Increasingly, general purpose microprocessors are integrating instruction set extensions allowing the processing of multiple small datum packed into a larger word simultaneously [1] [2] [3] in order to gain a slight speed improvement (x2 or x3) in graphics tasks. The minimal costs of these group instruction extensions (increased instruction set complexity, and slightly increased carry propagation delay in the ALUs) compared with the speed improvement when processing typical images justify the extensions. While support for group instructions alone was generally not sufficient for inclusion in this survey, they are a common architectural feature among the video signal processors discussed.
| System | TI | Philips | MicroUnity | Chromatics | Samsung | |
|---|---|---|---|---|---|---|
| 'C6201 | TM1000 | MediaProc | Mpact2 | MSP | Units | |
| Inst issue | 8 | 5 | 1 | 2 | 1 | inst |
| Inst width | 256 | 220 | 32 | 72 | 32 | total bits |
| Inst Cache | 512K | 256K | 256K | 18K | 16K | bits |
| Data Cache | - | 128K | 256K | - | 40K | bits |
| Data Ram | 512K | - | - | - | - | bits |
| Registers | 32x32 | 126x32 | 320x64 | 1Kx72 | 31x32 | bits |
| Data Width | 32 | 32 | 64 | 72 | 32 | bits |
| Func. Units | 8 | 22 | 4 | 4 | 1 | |
| Floating Pt | No | Yes | No | Yes | Yes | |
| Spec. Units | - | 2 | 1 | 2 | 2 |
The TMS320C6201 [4] is the first implementation of a new VLIW architecture, VelociTI [5] [6], just available from TI's DSP group. While it contains no functional units dedicated to video or graphics, it's raw performance makes it interesting. The processing core (currently running at 200 MHz) consists of two each of four types of processing elements: logical (and arithmetic), arithmetic, data addressing, and multiply. All processing elements operate on 32b data except for multiply, which only operates on 16b input values. Up to eight instructions (one per processing element) may be issued in a single cycle. The processing units are grouped into two sets of four, each of which is coupled to a 16x32b register bank. Ten read ports and five write ports are provided per bank. A cross-linked register read port provides direct communication between the two processing clusters, which share a common instruction issue unit.
No data cache is provided (although the architecture allows for one). Instead, directly addressable data RAM is provided on-chip, organized as four interleaved banks of 128 Kbits (8Kx16b) each. Each processing cluster has a separate 32b data path to the data RAM, and two simultaneous 32b accesses may occur if different banks are accessed. A 32b memory interface which can address 64 MBytes of the architecture's 4 GBytes is provided, along with a 16b host interface which is limited to addressing the internal register, data and 512 Kbits of instruction RAM. The memory interface is capable of running at clock rates equal to the processor core, and is designed for synchronous DRAM, synchronous burst SRAM, or async. SRAM. Two channels of DMA are provided on-chip for efficiently moving data around the system.

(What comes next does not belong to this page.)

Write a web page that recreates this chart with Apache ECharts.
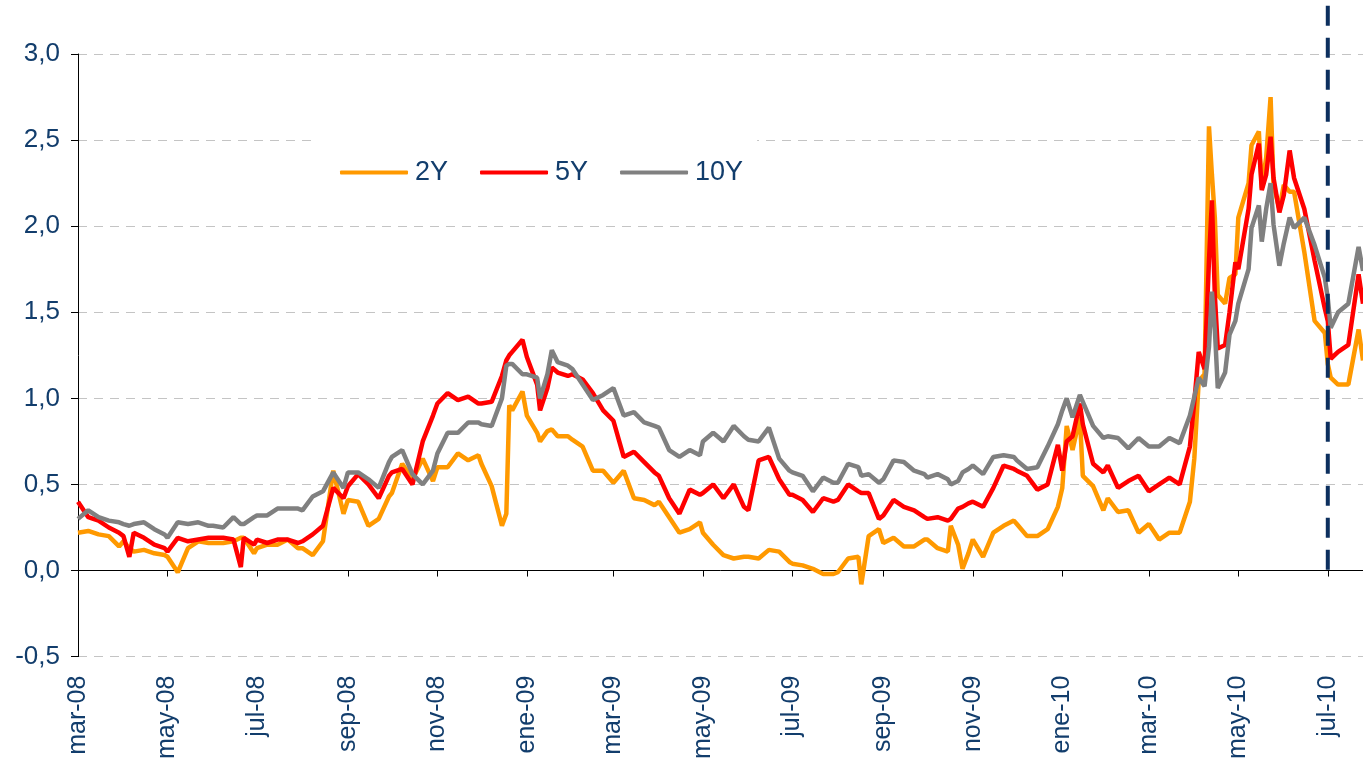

The instruction set architecture is spartan (esp. in the context of this survey). In the TMS320 tradition, it contains concessions to typical signal processing needs: saturation instead of numeric overflow, a normalize instruction (norm), support for circular addressing, and extended precision (using two 32b registers for a 40b value). There is no support for group instructions, or floating point. The execution of every instruction is conditional. Three bits of each 32b fixed-size opcode indicate a guard register, and a fourth bit indicates whether the execution is conditional upon the guard being equal or not-equal to zero.
The instructions are grouped by the compiler or optimizing assembler into execution groups to be issued in the same cycle. The LSB of each opcode is dedicated to indicating the last instruction in an execution group. One or more of these groups are packed into an eight instruction (256b) fetch group. An execution group may not overlap a fetch group boundary. The instruction RAM (which may be configured as a cache) uses a 256b bus to provide a fetch group to the CPU every cycle.
Unlike the TMS320C6201, the Philips TriMedia TM1000 [7] [8] [9] integrates Media specific co-processors and a VLIW core with extensions for media processing. It was designed to be a PCI based media co-processing system in a PC. Based on the LIFE-1 VLIW architecture developed at Philips Research Labs, Palo Alto, in 1987, it started development as a product in 1994, and the TM1000 (previously named the TM-1) shipped in early 1996. A second generation is now in development.
The VLIW core contains a large number 
of functional units, connected to a
128x32b register bank through 15 read ports and 5 write ports. A
listing of the functional units is provided in Table
2. Up to five instructions may be issued in a
single 10 nS cycle. The instruction set is large (197), having been
extended to support the specialized functional units and floating
point. Group instructions are supported, operating on four 8b or two
16b values in a 32b word, as well as packing and unpacking
instructions. Specialized instructions are provided for performing
convolution and vector distance (i.e. motion estimation) calculation.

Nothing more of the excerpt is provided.